Com esta unificação e após levantamento topográfico, a Junco I passou a ter um total de 924,4 hectares. O processo não aponta justificativa pelo o fato de a área do terreno ter aumentado após a unificação das matrículas.
Segundo a PGE-CE, é comum que a unificação de matrículas aumente ou reduza áreas do território. Isso porque, por meio da unificação, pode haver ajuste da área do imóvel caso se mostre necessário na apresentação da planta. Um exemplo é quando parte do imóvel cortava uma estrada que deixou de existir depois de um tempo.
Veja, abaixo, detalhes sobre a propriedade Junco I:
- As terras foram compradas pelo ex-marido da empresária. O casal se divorciou em 1995, e a empresária ficou com as terras na partilha dos bens.
- À época da compra, as terras totalizavam 714,28 hectares. O valor total pago pelos três imóveis, que depois viraram a Fazenda Junco I, foi de 620 mil cruzeiros.
- A Fazenda Junco I, agora com um total de 924,4 hectares, se estende na porção Norte do município de Jijoca de Jericoacoara, com áreas que se sobrepõem ao Parque Nacional de Jericoacoara e à Vila de Jericoacoara.
- A porção do imóvel que se sobrepõe à vila é de 73,5 hectares, correspondendo a cerca de 83% do que hoje é a vila (que tem 88,2 hectares).Iracema tem outra fazenda na mesma região. Elas estão fora da Vila de Jericoacoara, mas ficam dentro do parque nacional.
- Outros dois terrenos no interior do parque formam uma só fazenda, chamada de Caiçara, que pertence a uma empresa privada.
As propriedades de Iracema estão no Parque Nacional de Jericoacoara, com a Fazenda Junco I sobrepondo a Vila de Jericoacoara. Em 2022, o ICMBio pediu ao Idace que verificasse a sobreposição dessas terras, o que foi confirmado. Em 2024, o Consórcio Dunas venceu o leilão de concessão do parque por R$ 61 milhões, com investimentos estimados em R$ 116 milhões.
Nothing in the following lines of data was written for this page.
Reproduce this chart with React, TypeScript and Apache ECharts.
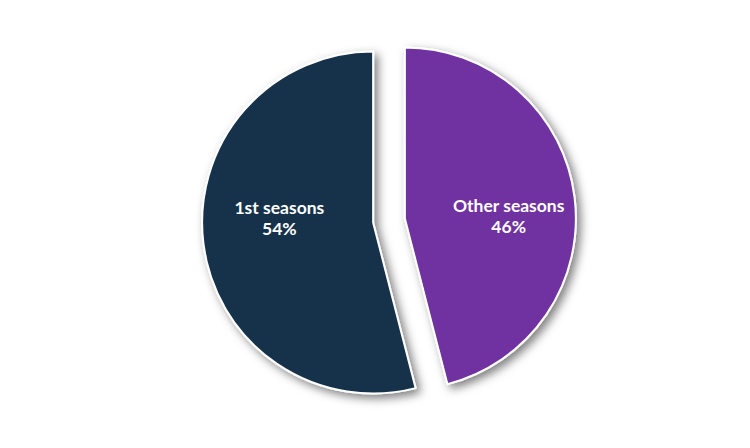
import React, { useEffect, useRef } from "react";
import * as echarts from "echarts";

const categories = ["Other seasons", "1st seasons"];
const values = [46, 54];
const colors = ["#7030A0", "#14334C"];

export default function App() {
  const ref = useRef<HTMLDivElement>(null);
  useEffect(() => {
    document.body.style.margin = "0";
    if (!ref.current) return;
    const chart = echarts.init(ref.current, undefined, { renderer: "svg" });
    chart.setOption({
      animation: false,
      backgroundColor: "#ffffff",
      series: [
        {
          type: "pie",
          center: [389, 220.5],
          radius: [0, 171],
          startAngle: 90,
          clockwise: true,
          selectedMode: "multiple",
          selectedOffset: 16,
          avoidLabelOverlap: false,
          itemStyle: {
            borderColor: "#ffffff",
            borderWidth: 2,
            shadowBlur: 10,
            shadowOffsetX: 4,
            shadowOffsetY: 4,
            shadowColor: "rgba(0,0,0,0.5)",
          },
          label: {
            show: true,
            position: "inside",
            formatter: "{b}\n{d}%",
            color: "#ffffff",
            fontFamily: "Lato",
            fontWeight: "bold",
            fontSize: 17.5,
            lineHeight: 21,
            align: "center",
          },
          labelLine: { show: false },
          labelLayout: (params: any) =>
            params.dataIndex === 0 ? { dx: 16, dy: 9 } : { dx: -6, dy: -16 },
          emphasis: { disabled: true },
          data: categories.map((name, i) => ({
            name,
            value: values[i],
            selected: true,
            itemStyle: { color: colors[i] },
          })),
        },
      ],
    });
    return () => chart.dispose();
  }, []);
  return <div ref={ref} style={{ width: 750, height: 448 }} />;
}
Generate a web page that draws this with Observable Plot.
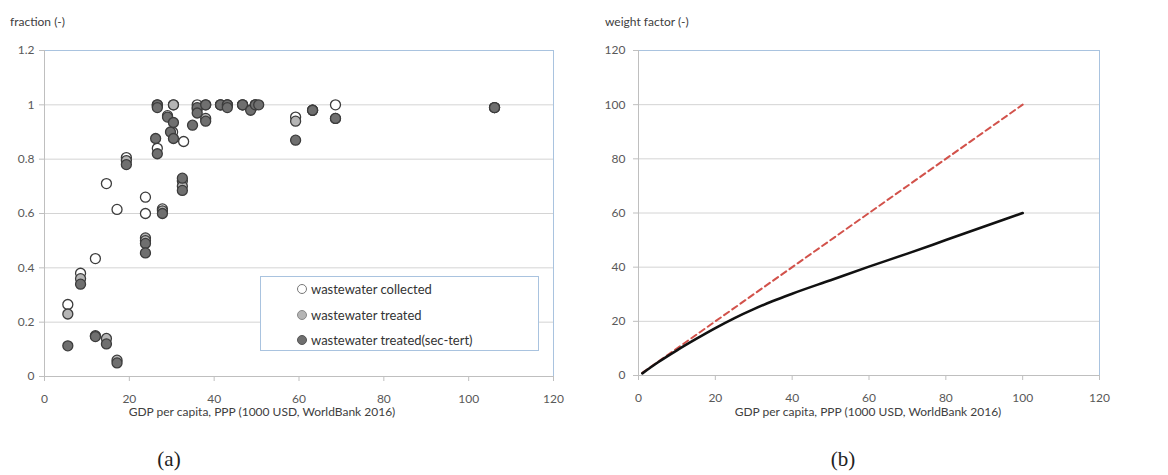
<!DOCTYPE html>
<html>
<head>
<meta charset="utf-8">
<script src="https://cdn.jsdelivr.net/npm/d3@7"></script>
<script src="https://cdn.jsdelivr.net/npm/@observablehq/plot@0.6"></script>
<style>
  html, body { margin: 0; padding: 0; background: #fff; }
  #wrap { position: relative; width: 1168px; height: 475px; overflow: hidden; font-family: Lato, "Open Sans", sans-serif; color: #595959; }
  .abs { position: absolute; white-space: nowrap; }
  .ytitle { font-size: 12px; color: #404040; }
  .xtitle { font-size: 12px; color: #404040; transform: translateX(-50%); }
  .panel { font-family: "Liberation Serif", "DejaVu Serif", serif; font-size: 21px; color: #222; transform: translateX(-50%); }
  #legend { position: absolute; left: 260px; top: 276px; width: 279px; height: 75px; border: 1px solid #a9c3df; background: #fff; box-sizing: border-box; }
  .lg { position: absolute; left: 36px; font-size: 13px; color: #333; display: flex; align-items: center; }
  .lg i { display: inline-block; width: 8px; height: 8px; border-radius: 50%; border: 1px solid #555; margin-right: 4px; }
</style>
</head>
<body>
<div id="wrap"></div>
<script>
// ---------- data (a) ----------
const seriesNames = ["wastewater collected", "wastewater treated", "wastewater treated(sec-tert)"];
const seriesFill = ["#ffffff", "#b5b5b5", "#6f6f6f"];

const collectedX = [5.5, 8.5, 12, 14.6, 17.1, 19.3, 23.8, 23.8, 26.6, 26.6, 27.8, 29, 30.4, 30.2, 32.8, 32.5, 36, 38, 41.5, 43.1, 46.7, 49.7, 59.2, 63.2, 68.6, 106.1];
const collectedY = [0.265, 0.38, 0.434, 0.71, 0.615, 0.806, 0.66, 0.60, 1.0, 0.84, 0.617, 0.96, 1.0, 0.90, 0.865, 0.72, 1.0, 1.0, 1.0, 1.0, 1.0, 1.0, 0.955, 0.98, 1.0, 0.99];

const treatedX = [5.5, 8.5, 12, 14.6, 17.1, 19.3, 23.8, 23.8, 26.6, 27.8, 30.4, 32.5, 36, 38, 41.5, 43.1, 46.7, 49.7, 59.2, 63.2, 68.6, 106.1];
const treatedY = [0.23, 0.36, 0.15, 0.14, 0.06, 0.795, 0.51, 0.50, 0.995, 0.61, 1.0, 0.70, 0.985, 0.95, 1.0, 1.0, 1.0, 1.0, 0.94, 0.98, 0.95, 0.99];

const secTertX = [5.5, 8.5, 12, 14.6, 17.1, 19.3, 23.8, 23.8, 26.2, 26.6, 26.6, 26.6, 27.8, 29, 29.7, 30.4, 30.4, 32.5, 32.5, 34.9, 36, 36, 38, 38, 41.5, 43.1, 43.1, 46.7, 48.6, 49.7, 50.5, 59.2, 63.2, 68.6, 106.1];
const secTertY = [0.113, 0.34, 0.147, 0.12, 0.05, 0.78, 0.49, 0.455, 0.876, 0.82, 1.0, 0.99, 0.60, 0.955, 0.90, 0.935, 0.876, 0.73, 0.685, 0.925, 0.99, 0.97, 1.0, 0.94, 1.0, 1.0, 0.99, 1.0, 0.98, 1.0, 1.0, 0.87, 0.98, 0.95, 0.99];

const xTicksA = [0, 20, 40, 60, 80, 100, 120];
const yTicksA = [0, 0.2, 0.4, 0.6, 0.8, 1, 1.2];

// ---------- data (b) ----------
const diagX = [1, 100];
const diagY = [1, 100];
const weightX = [1, 5, 10, 15, 20, 25, 30, 35, 40, 50, 60, 70, 80, 90, 100];
const weightY = [0.8, 4.8, 9.3, 13.5, 17.5, 21.2, 24.5, 27.5, 30.2, 35.2, 40.2, 45, 50, 55, 60];

const xTicksB = [0, 20, 40, 60, 80, 100, 120];
const yTicksB = [0, 20, 40, 60, 80, 100, 120];

// ---------- build ----------
const zip = (xs, ys, s) => xs.map((x, i) => ({x, y: ys[i], s}));
const pts = [
  ...zip(collectedX, collectedY, 0),
  ...zip(treatedX, treatedY, 1),
  ...zip(secTertX, secTertY, 2)
];

const gridC = "#d4d4d4", axC = "#bfbfbf", frameC = "#a9c3df";
const style = {fontFamily: "Lato, 'Open Sans', sans-serif", fontSize: "12px", color: "#595959", background: "transparent", overflow: "visible"};

const chartA = Plot.plot({
  width: 580, height: 420,
  marginLeft: 44, marginRight: 27, marginTop: 50, marginBottom: 44,
  style,
  x: {domain: [0, 120]},
  y: {domain: [0, 1.2]},
  marks: [
    Plot.ruleY(yTicksA.slice(1, -1), {stroke: gridC, strokeWidth: 1}),
    Plot.frame({stroke: frameC}),
    Plot.ruleX([0], {stroke: axC}),
    Plot.ruleY([0], {stroke: axC}),
    Plot.axisY(yTicksA, {tickSize: 5, tickPadding: 5, stroke: axC, label: null, tickFormat: d => String(d)}),
    Plot.axisX(xTicksA, {tickSize: 5, tickPadding: 13, stroke: axC, label: null, tickFormat: d => String(d)}),
    Plot.dot(pts, {x: "x", y: "y", r: 5, fill: d => seriesFill[d.s], stroke: "#3c3c3c", strokeWidth: 1.3})
  ]
});

const lineData = [
  ...zip(diagX, diagY, "diag"),
  ...zip(weightX, weightY, "weight")
];

const chartB = Plot.plot({
  width: 570, height: 420,
  marginLeft: 48, marginRight: 61, marginTop: 50, marginBottom: 45,
  style,
  x: {domain: [0, 120]},
  y: {domain: [0, 120]},
  marks: [
    Plot.ruleY(yTicksB.slice(1, -1), {stroke: gridC, strokeWidth: 1}),
    Plot.frame({stroke: frameC}),
    Plot.ruleX([0], {stroke: axC}),
    Plot.ruleY([0], {stroke: axC}),
    Plot.axisY(yTicksB, {tickSize: 5, tickPadding: 8, stroke: axC, label: null}),
    Plot.axisX(xTicksB, {tickSize: 5, tickPadding: 13, stroke: axC, label: null}),
    Plot.line(zip(diagX, diagY), {x: "x", y: "y", stroke: "#d2524b", strokeWidth: 2, strokeDasharray: "6,4"}),
    Plot.line(zip(weightX, weightY), {x: "x", y: "y", stroke: "#111", strokeWidth: 2.6, curve: "monotone-x"})
  ]
});

const wrap = document.getElementById("wrap");
chartA.style.position = "absolute"; chartA.style.left = "0px"; chartA.style.top = "0px";
chartB.style.position = "absolute"; chartB.style.left = "590px"; chartB.style.top = "0px";
wrap.appendChild(chartA);
wrap.appendChild(chartB);

function addText(cls, text, left, top) {
  const d = document.createElement("div");
  d.className = "abs " + cls;
  d.textContent = text;
  d.style.left = left + "px";
  d.style.top = top + "px";
  wrap.appendChild(d);
}
addText("ytitle", "fraction (-)", 10, 14);
addText("ytitle", "weight factor (-)", 605, 14);
addText("xtitle", "GDP per capita, PPP (1000 USD, WorldBank 2016)", 262, 404);
addText("xtitle", "GDP per capita, PPP (1000 USD, WorldBank 2016)", 868, 404);
addText("panel", "(a)", 169, 447);
addText("panel", "(b)", 843, 447);

const lg = document.createElement("div");
lg.id = "legend";
seriesNames.forEach((name, i) => {
  const row = document.createElement("div");
  row.className = "lg";
  row.style.top = (4 + i * 25.5) + "px";
  const m = document.createElement("i");
  m.style.background = seriesFill[i];
  if (i === 0) m.style.borderColor = "#777";
  if (i === 1) m.style.borderColor = "#888";
  row.appendChild(m);
  row.appendChild(document.createTextNode(name));
  lg.appendChild(row);
});
wrap.appendChild(lg);
</script>
</body>
</html>
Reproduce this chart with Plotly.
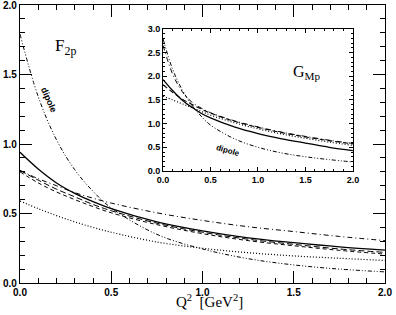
import plotly.graph_objects as go

q = [0.0, 0.1, 0.2, 0.3, 0.4, 0.5, 0.75, 1.0, 1.25, 1.5, 1.75, 2.0]

# Main panel: F2p
f2_solid = [0.94, 0.82, 0.72, 0.645, 0.585, 0.535, 0.44, 0.375, 0.325, 0.29, 0.26, 0.237]
f2_dash1 = [0.81, 0.74, 0.675, 0.62, 0.565, 0.52, 0.43, 0.365, 0.315, 0.278, 0.245, 0.22]
f2_dash2 = [0.80, 0.72, 0.655, 0.60, 0.55, 0.505, 0.42, 0.355, 0.305, 0.268, 0.235, 0.208]
f2_dashdot = [0.81, 0.75, 0.70, 0.65, 0.61, 0.575, 0.505, 0.45, 0.405, 0.37, 0.335, 0.305]
f2_dotted = [0.59, 0.535, 0.485, 0.44, 0.40, 0.365, 0.295, 0.25, 0.218, 0.195, 0.178, 0.162]
f2_dipole = [1.79, 1.34, 1.03, 0.815, 0.66, 0.54, 0.35, 0.245, 0.175, 0.13, 0.10, 0.08]

# Inset: GMp
gm_solid = [1.93, 1.70, 1.50, 1.35, 1.22, 1.12, 0.93, 0.79, 0.68, 0.59, 0.50, 0.43]
gm_dash = [1.82, 1.66, 1.52, 1.41, 1.31, 1.22, 1.05, 0.92, 0.81, 0.72, 0.64, 0.57]
gm_dotted = [1.58, 1.50, 1.42, 1.34, 1.26, 1.18, 1.02, 0.89, 0.78, 0.69, 0.61, 0.54]
gm_dashdot = [2.65, 2.05, 1.68, 1.46, 1.33, 1.23, 1.06, 0.93, 0.82, 0.73, 0.65, 0.58]
gm_dipole = [2.79, 2.15, 1.72, 1.40, 1.16, 0.97, 0.68, 0.50, 0.38, 0.30, 0.24, 0.19]

tick_vals = [0, 0.5, 1.0, 1.5, 2.0]
tick_text = ["0.0", "0.5", "1.0", "1.5", "2.0"]
inset_y_vals = [0, 0.5, 1.0, 1.5, 2.0, 2.5, 3.0]
inset_y_text = ["0.0", "0.5", "1.0", "1.5", "2.0", "2.5", "3.0"]

DDOT = "4px,2px,1px,2px,1px,2px"
DASHDOT = "5px,3px,1px,3px"

fig = go.Figure()

def add(x, y, dash, width, xa, ya):
    fig.add_trace(go.Scatter(x=x, y=y, mode="lines", xaxis=xa, yaxis=ya,
                             line=dict(color="black", width=width, dash=dash, shape="spline"),
                             showlegend=False, hoverinfo="skip"))

add(q, f2_solid, "solid", 1.3, "x", "y")
add(q, f2_dash1, "6px,3px", 1.0, "x", "y")
add(q, f2_dash2, "4px,3px", 1.0, "x", "y")
add(q, f2_dashdot, DASHDOT, 1.0, "x", "y")
add(q, f2_dotted, "1px,2px", 1.2, "x", "y")
add(q, f2_dipole, DDOT, 1.0, "x", "y")

add(q, gm_solid, "solid", 1.3, "x2", "y2")
add(q, gm_dash, "5px,3px", 1.1, "x2", "y2")
add(q, gm_dotted, "1px,2px", 1.2, "x2", "y2")
add(q, gm_dashdot, DASHDOT, 1.0, "x2", "y2")
add(q, gm_dipole, DDOT, 1.0, "x2", "y2")

tickfont = dict(family="Liberation Sans", size=10, color="black", weight="bold")
tickfont2 = dict(family="Liberation Sans", size=9, color="black", weight="bold")

common = dict(showgrid=False, zeroline=False, showline=True, linecolor="black",
              mirror="allticks", ticks="inside", tickcolor="black", automargin=False,
              ticklabeloverflow="allow")

fig.update_layout(
    width=396, height=315,
    margin=dict(l=20, r=11, t=5, b=32),
    paper_bgcolor="white", plot_bgcolor="white",
    xaxis=dict(domain=[0, 1], range=[0, 2], tickvals=tick_vals, ticktext=tick_text,
               ticklen=12, tickwidth=1.1, linewidth=1.3, tickfont=tickfont,
               minor=dict(dtick=0.1, tick0=0, ticklen=5, ticks="inside", tickcolor="black", tickwidth=1),
               **common),
    yaxis=dict(domain=[0, 1], range=[0, 2], tickvals=tick_vals, ticktext=tick_text,
               ticklen=12, tickwidth=1.1, linewidth=1.3, tickfont=tickfont,
               minor=dict(dtick=0.1, tick0=0, ticklen=5, ticks="inside", tickcolor="black", tickwidth=1),
               **common),
    xaxis2=dict(domain=[0.392, 0.912], range=[0, 2], anchor="y2",
                tickvals=tick_vals, ticktext=tick_text,
                ticklen=4, tickwidth=1, linewidth=1.1, tickfont=tickfont2,
                minor=dict(dtick=0.1, tick0=0, ticklen=2, ticks="inside", tickcolor="black", tickwidth=1),
                **common),
    yaxis2=dict(domain=[0.403, 0.914], range=[0, 3], anchor="x2",
                tickvals=inset_y_vals, ticktext=inset_y_text,
                ticklen=4, tickwidth=1, linewidth=1.1, tickfont=tickfont2,
                minor=dict(dtick=0.1, tick0=0, ticklen=2, ticks="inside", tickcolor="black", tickwidth=1),
                **common),
)

fig.add_annotation(xref="paper", yref="paper", x=0.52, y=-0.066, yanchor="middle",
                   text="Q<sup>2</sup>  [GeV<sup>2</sup>]", showarrow=False,
                   font=dict(family="Liberation Serif", size=15, color="black"))
fig.add_annotation(xref="x", yref="y", x=0.25, y=1.70, text="F<sub>2p</sub>", showarrow=False,
                   font=dict(family="Liberation Serif", size=17, color="black"))
fig.add_annotation(xref="x", yref="y", x=0.16, y=1.32, text="dipole", showarrow=False, textangle=66,
                   font=dict(family="Liberation Sans", size=9, color="black", weight="bold"))
fig.add_annotation(xref="x2", yref="y2", x=1.52, y=2.07, text="G<sub>Mp</sub>", showarrow=False,
                   font=dict(family="Liberation Serif", size=16, color="black"))
fig.add_annotation(xref="x2", yref="y2", x=0.68, y=0.44, text="dipole", showarrow=False, textangle=16,
                   font=dict(family="Liberation Sans", size=8, color="black", weight="bold"))

fig.write_html("out.html", config={"displayModeBar": False},
               post_script="document.body.style.margin='0';document.body.style.overflow='hidden';")
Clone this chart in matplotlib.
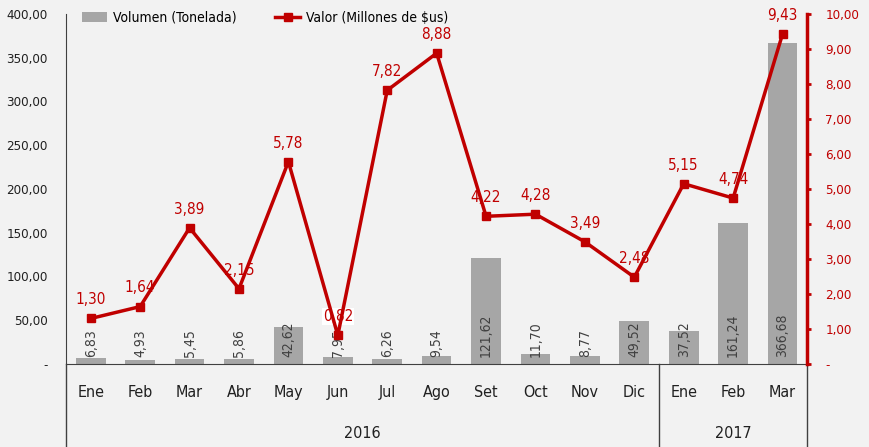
import matplotlib.pyplot as plt
from matplotlib.lines import Line2D
from matplotlib.ticker import FixedLocator, FuncFormatter

plt.rcParams['font.family'] = ['DejaVu Sans']
plt.rcParams['font.stretch'] = 'condensed'

meses = ['Ene', 'Feb', 'Mar', 'Abr', 'May', 'Jun', 'Jul', 'Ago', 'Set', 'Oct', 'Nov', 'Dic',
         'Ene', 'Feb', 'Mar']
anios = ['2016', '2017']
meses_por_anio = [12, 3]
volumen = [6.83, 4.93, 5.45, 5.86, 42.62, 7.95, 6.26, 9.54, 121.62, 11.70, 8.77, 49.52,
           37.52, 161.24, 366.68]
valor = [1.30, 1.64, 3.89, 2.15, 5.78, 0.82, 7.82, 8.88, 4.22, 4.28, 3.49, 2.48,
         5.15, 4.74, 9.43]

fondo = '#f2f2f2'
rojo = '#c00000'
gris = '#a6a6a6'
linea = '#404040'


def coma(v, pos=None):
    if v == 0:
        return '-'
    return f'{v:,.2f}'.replace(',', 'X').replace('.', ',').replace('X', '.')


fig = plt.figure(figsize=(8.7, 4.47), dpi=100, facecolor=fondo)
ax = fig.add_axes([0.0759, 0.1857, 0.852, 0.7830], facecolor=fondo)
ax2 = ax.twinx()

x = list(range(len(meses)))
ax.bar(x, volumen, width=0.6, color=gris, zorder=2, label='Volumen (Tonelada)')
for xi, v in zip(x, volumen):
    ax.text(xi, 8, coma(v), rotation=90, ha='center', va='bottom', fontsize=10,
            color='#404040', zorder=3)

ax.set_xlim(-0.5, len(meses) - 0.5)
ax.set_ylim(0, 400)
ax.yaxis.set_major_locator(FixedLocator(range(0, 401, 50)))
ax.yaxis.set_major_formatter(FuncFormatter(coma))
ax.tick_params(axis='y', length=0, pad=13, labelsize=9.5, colors='#202020')
ax.set_xticks(x)
ax.set_xticklabels(meses, fontsize=11.5)
ax.tick_params(axis='x', length=0, pad=15, colors='#202020')
for s in ['top', 'right']:
    ax.spines[s].set_visible(False)
ax.spines['left'].set_color(linea)
ax.spines['bottom'].set_color(linea)

ax2.plot(x, valor, color=rojo, lw=2.5, marker='s', markersize=6, zorder=4,
         label='Valor (Millones de $us)')
for xi, v in zip(x, valor):
    ax2.annotate(coma(v), (xi, v), xytext=(0, 8), textcoords='offset points',
                 ha='center', va='bottom', fontsize=11, color=rojo,
                 bbox=dict(boxstyle='square,pad=0.05', fc='white', ec='none',
                           alpha=1 if v < 1 else 0))
ax2.set_ylim(0, 10)
ax2.yaxis.set_major_locator(FixedLocator(range(0, 11)))
ax2.yaxis.set_major_formatter(FuncFormatter(coma))
ax2.tick_params(axis='y', colors=rojo, labelcolor=rojo, length=3, width=2,
                pad=10, labelsize=9.5)
for s in ['top', 'left', 'bottom']:
    ax2.spines[s].set_visible(False)
ax2.spines['right'].set_color(rojo)
ax2.spines['right'].set_linewidth(2.5)

# separadores de la escala de categorías (meses / años)
trans = ax.get_xaxis_transform()
bordes = [-0.5]
for n in meses_por_anio:
    bordes.append(bordes[-1] + n)
for b in bordes:
    ax.add_line(Line2D([b, b], [0, -0.24], transform=trans, color=linea, lw=1,
                       clip_on=False))
for i, a in enumerate(anios):
    ax.text((bordes[i] + bordes[i + 1]) / 2, -0.2, a, transform=trans,
            ha='center', va='center', fontsize=11.5, color='#202020')

h1, l1 = ax.get_legend_handles_labels()
h2, l2 = ax2.get_legend_handles_labels()
ax2.legend(h1 + h2, l1 + l2, loc='upper left', bbox_to_anchor=(0.005, 1.045),
           ncol=2, frameon=False, fontsize=10, columnspacing=2.8,
           handlelength=1.8, handletextpad=0.4)

fig.savefig('out.png', dpi=100, facecolor=fondo)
A regularização fundiária da vila começou em 1995, e em 2019, o filho de Iracema solicitou o título de um lote na Fazenda Junco I. Um acordo foi proposto em 2023 para ceder parte das terras ao estado, mas negociações ainda estão em curso. Moradores foram surpreendidos pelo acordo e pediram uma investigação ao Ministério Público.